Tuesday, November 29, 2005

Shooting dead fish in a barrel

While the short-term political prospects of the Tax Reform Panel's recommendations are generally assumed to be nil, a clue to what would happen if they became more prominent is offered by an op-ed in today's LA Times, co-authored by NYC Congressman Charles Rangel. the ranking Democrat on the Ways and Means Committee. The op-ed portrays the proposals to disallow state and local tax deductions and to cap home mortgage interest deductions as reflecting the goals of "right wing ideologues'" in the Bush Administration to "shift the tax burden from the wealthy to the middle class and put pressure on states such as California and New York to shrink critical public services." He calls on everyone in adversely affected states such as New York and California, including those two states' Republican governors, to condemn this "double-barreled blast aimed squarely at the middle class."
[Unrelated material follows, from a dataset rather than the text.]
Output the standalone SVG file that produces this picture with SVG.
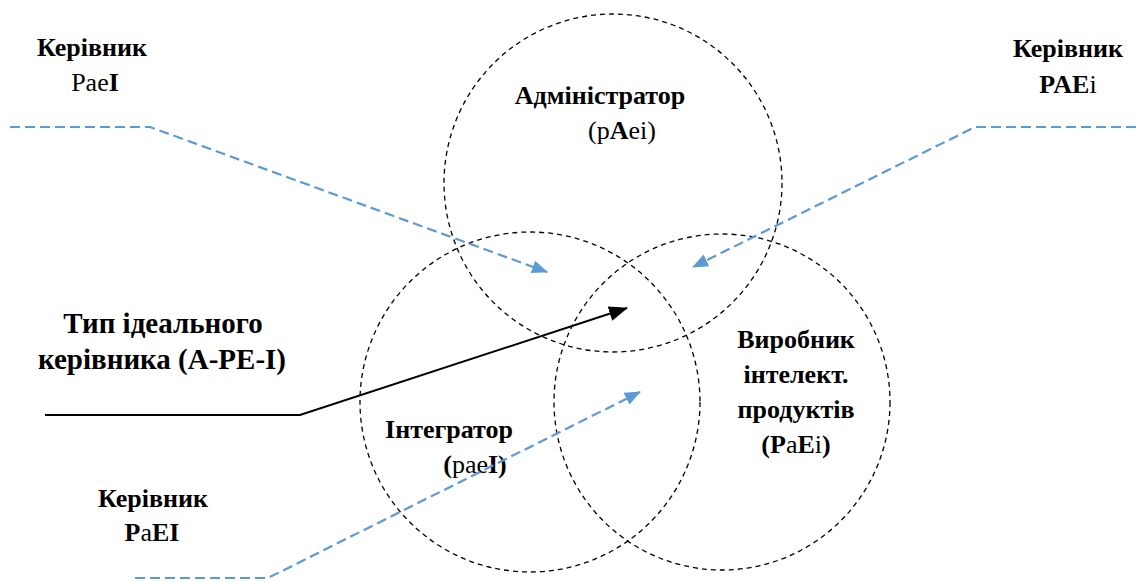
<svg xmlns="http://www.w3.org/2000/svg" width="1136" height="582" viewBox="0 0 1136 582">
<style>
.c{fill:none;stroke:#000;stroke-width:1.3;stroke-dasharray:5 4}
.b{fill:none;stroke:#5B9BD5;stroke-width:2.2;stroke-dasharray:10 5}
.k{fill:none;stroke:#000;stroke-width:2}
text{font-family:'Liberation Serif','Times New Roman',serif;font-weight:bold;fill:#000;text-anchor:middle}
.s{font-size:26px}
.l{font-size:29px}
.n{font-weight:normal}
</style>
<defs>
<marker id="ab" markerWidth="16" markerHeight="13" refX="15" refY="6.5" orient="auto" markerUnits="userSpaceOnUse" viewBox="0 0 16 13"><path d="M0,0 L16,6.5 L0,13 z" fill="#5B9BD5"/></marker>
<marker id="ak" markerWidth="19" markerHeight="15" refX="18" refY="7.5" orient="auto" markerUnits="userSpaceOnUse" viewBox="0 0 19 15"><path d="M0,0 L19,7.5 L0,15 z" fill="#000"/></marker>
</defs>
<rect width="1136" height="582" fill="#fff"/>
<g id="admin"><circle class="c" cx="613" cy="183" r="169"/>
<text class="s" x="600" y="104">Адміністратор</text>
<text class="s" x="622" y="139"><tspan class="n">(p</tspan>A<tspan class="n">ei)</tspan></text></g>
<g id="integrator"><circle class="c" cx="530" cy="402" r="170"/>
<text class="s" x="449" y="438">Інтегратор</text>
<text class="s" x="475" y="473">(<tspan class="n">pae</tspan>I)</text></g>
<g id="producer"><circle class="c" cx="722" cy="402" r="168"/>
<text class="s" x="796" y="348">Виробник</text>
<text class="s" x="796" y="383">інтелект.</text>
<text class="s" x="796" y="418">продуктів</text>
<text class="s" x="796" y="453">(P<tspan class="n">a</tspan>E<tspan class="n">i</tspan>)</text></g>
<g id="paeI"><text class="s" x="92" y="56">Керівник</text>
<text class="s" x="95" y="91"><tspan class="n">Pae</tspan>I</text></g>
<g id="PAEi"><text class="s" x="1068" y="57">Керівник</text>
<text class="s" x="1068" y="93">PAE<tspan class="n">i</tspan></text></g>
<g id="PaEI"><text class="s" x="153" y="507">Керівник</text>
<text class="s" x="152" y="541">P<tspan class="n">a</tspan>EI</text></g>
<g id="ideal"><text class="l" x="163" y="333">Тип ідеального</text>
<text class="l" x="162" y="369">керівника (A-PE-I)</text></g>
<g id="connectors">
<polyline class="b" points="10,127 150,127 547,272" marker-end="url(#ab)"/>
<polyline class="b" points="1136,127 975,127 693,267" marker-end="url(#ab)"/>
<polyline class="b" points="135,578 268,578 640,392" marker-end="url(#ab)"/>
<polyline class="k" points="45,415 300,415 627,308" marker-end="url(#ak)"/>
</g>
</svg>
Rangel ignores the Tax Reform Panel's surprising independence from right wing ideologues in the Bush Administration. One also might quarrel with his assertion that lowering the mortgage loan deduction cap from $1 million to $411,000 is a device to "shift the tax burden from the wealthy to the middle class." But he certainly shows us the politics that we could expect if these proposals ever got far, including the pressures that Republicans as well as Democrats in high-tax states would face.